None of these workflows are possible with automation rules alone—they all require external API calls or runtime data retrieval.

For Logic Apps plan selection, use the Consumption plan for most Microsoft Sentinel playbooks. Consumption plan Logic App is event-driven, cost nothing when idle, and integrate directly with the Microsoft Sentinel connector.

Combine both tiers into a unified response workflow

You don't have to choose one tier exclusively. The most effective Microsoft Sentinel automation architecture combines both: an automation rule handles the immediate, no-code steps the moment an incident is created, then triggers a playbook for the steps that require external integration.

For Contoso's high-severity trading platform incidents, the workflow looks like this.

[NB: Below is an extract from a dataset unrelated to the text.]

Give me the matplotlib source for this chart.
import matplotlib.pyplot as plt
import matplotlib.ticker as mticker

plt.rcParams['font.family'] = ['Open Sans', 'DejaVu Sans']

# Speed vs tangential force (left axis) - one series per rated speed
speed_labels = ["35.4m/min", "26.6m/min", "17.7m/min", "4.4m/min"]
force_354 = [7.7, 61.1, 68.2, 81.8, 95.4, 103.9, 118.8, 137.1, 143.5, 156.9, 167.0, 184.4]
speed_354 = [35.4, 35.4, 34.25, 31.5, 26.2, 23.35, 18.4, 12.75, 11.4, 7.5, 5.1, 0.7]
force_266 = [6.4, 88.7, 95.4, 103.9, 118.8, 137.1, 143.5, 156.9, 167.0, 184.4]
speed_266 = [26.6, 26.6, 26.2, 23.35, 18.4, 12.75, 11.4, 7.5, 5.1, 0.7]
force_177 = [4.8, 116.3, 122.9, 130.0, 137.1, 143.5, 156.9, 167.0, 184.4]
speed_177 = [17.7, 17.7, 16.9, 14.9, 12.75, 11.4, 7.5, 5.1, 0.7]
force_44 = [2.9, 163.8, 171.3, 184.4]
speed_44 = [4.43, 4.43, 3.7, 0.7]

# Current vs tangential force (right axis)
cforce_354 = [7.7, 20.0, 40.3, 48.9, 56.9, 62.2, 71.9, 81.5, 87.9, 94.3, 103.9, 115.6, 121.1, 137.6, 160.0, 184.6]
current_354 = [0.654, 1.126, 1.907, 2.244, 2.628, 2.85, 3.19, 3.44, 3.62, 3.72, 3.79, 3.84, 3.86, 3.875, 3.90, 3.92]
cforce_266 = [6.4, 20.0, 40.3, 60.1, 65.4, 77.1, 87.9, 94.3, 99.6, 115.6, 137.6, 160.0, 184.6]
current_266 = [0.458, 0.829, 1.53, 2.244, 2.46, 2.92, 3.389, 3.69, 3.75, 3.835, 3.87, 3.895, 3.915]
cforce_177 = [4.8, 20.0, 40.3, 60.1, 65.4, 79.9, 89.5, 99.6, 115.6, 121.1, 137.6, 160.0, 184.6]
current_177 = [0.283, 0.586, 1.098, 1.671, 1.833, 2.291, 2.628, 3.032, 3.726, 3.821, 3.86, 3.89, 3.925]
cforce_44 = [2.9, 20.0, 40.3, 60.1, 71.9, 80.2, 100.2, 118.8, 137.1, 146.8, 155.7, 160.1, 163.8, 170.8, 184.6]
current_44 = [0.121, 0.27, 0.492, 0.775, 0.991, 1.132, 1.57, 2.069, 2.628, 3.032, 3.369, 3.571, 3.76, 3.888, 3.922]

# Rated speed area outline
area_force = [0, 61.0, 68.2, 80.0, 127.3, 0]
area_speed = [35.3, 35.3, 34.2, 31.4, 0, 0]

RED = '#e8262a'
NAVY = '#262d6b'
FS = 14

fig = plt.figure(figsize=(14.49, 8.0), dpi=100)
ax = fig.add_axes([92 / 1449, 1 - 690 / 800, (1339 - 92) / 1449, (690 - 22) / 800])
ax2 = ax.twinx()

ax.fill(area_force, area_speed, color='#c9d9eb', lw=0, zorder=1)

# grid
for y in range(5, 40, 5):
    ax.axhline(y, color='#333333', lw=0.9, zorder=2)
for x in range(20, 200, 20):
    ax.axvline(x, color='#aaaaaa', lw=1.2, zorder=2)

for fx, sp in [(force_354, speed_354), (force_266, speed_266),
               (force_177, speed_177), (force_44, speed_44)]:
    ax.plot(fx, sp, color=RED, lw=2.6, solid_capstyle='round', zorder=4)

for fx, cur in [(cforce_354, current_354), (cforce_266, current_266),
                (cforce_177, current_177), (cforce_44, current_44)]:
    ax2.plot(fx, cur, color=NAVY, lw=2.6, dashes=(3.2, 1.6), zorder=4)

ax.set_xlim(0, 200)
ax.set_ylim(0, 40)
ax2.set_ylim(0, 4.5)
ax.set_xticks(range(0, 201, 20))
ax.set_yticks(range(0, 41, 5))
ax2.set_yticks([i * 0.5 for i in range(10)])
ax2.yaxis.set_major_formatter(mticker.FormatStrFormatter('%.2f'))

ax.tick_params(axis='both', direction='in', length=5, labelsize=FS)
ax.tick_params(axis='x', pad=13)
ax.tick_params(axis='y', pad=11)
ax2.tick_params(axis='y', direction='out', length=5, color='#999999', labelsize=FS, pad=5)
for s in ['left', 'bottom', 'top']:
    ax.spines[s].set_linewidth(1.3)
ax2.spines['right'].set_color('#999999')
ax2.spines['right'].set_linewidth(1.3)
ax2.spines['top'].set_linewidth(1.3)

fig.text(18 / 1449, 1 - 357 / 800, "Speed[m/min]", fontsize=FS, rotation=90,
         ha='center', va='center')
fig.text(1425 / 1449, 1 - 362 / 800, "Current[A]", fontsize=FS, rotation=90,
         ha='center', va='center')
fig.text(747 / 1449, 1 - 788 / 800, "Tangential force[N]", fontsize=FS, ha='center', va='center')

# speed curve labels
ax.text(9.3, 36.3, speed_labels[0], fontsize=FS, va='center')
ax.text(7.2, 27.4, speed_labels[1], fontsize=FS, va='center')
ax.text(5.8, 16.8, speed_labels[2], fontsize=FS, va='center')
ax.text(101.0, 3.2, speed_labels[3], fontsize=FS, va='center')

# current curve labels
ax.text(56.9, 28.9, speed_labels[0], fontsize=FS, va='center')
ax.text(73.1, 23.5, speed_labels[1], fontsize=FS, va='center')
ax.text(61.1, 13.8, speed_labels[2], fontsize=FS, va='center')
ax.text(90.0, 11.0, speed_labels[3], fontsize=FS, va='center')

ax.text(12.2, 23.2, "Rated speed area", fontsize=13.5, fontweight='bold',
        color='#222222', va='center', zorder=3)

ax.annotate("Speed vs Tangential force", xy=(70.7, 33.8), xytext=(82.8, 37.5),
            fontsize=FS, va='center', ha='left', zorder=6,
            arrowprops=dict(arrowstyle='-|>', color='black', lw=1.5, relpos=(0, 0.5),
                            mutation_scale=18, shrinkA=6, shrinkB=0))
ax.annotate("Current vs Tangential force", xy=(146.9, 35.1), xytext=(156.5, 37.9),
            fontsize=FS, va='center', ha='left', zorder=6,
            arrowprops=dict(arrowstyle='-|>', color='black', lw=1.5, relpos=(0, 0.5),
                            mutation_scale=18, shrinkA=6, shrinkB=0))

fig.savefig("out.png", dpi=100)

An automation rule fires immediately when the incident is created, assigns it to the trading security team, adds the "trading-platform" and "PCI-in-scope" tags, and triggers the enrichment playbook. The playbook runs asynchronously—querying threat intelligence, posting the enriched summary to Teams, and adding a comment to the incident. By the time an analyst opens the case, it's already tagged, assigned, enriched, and notified.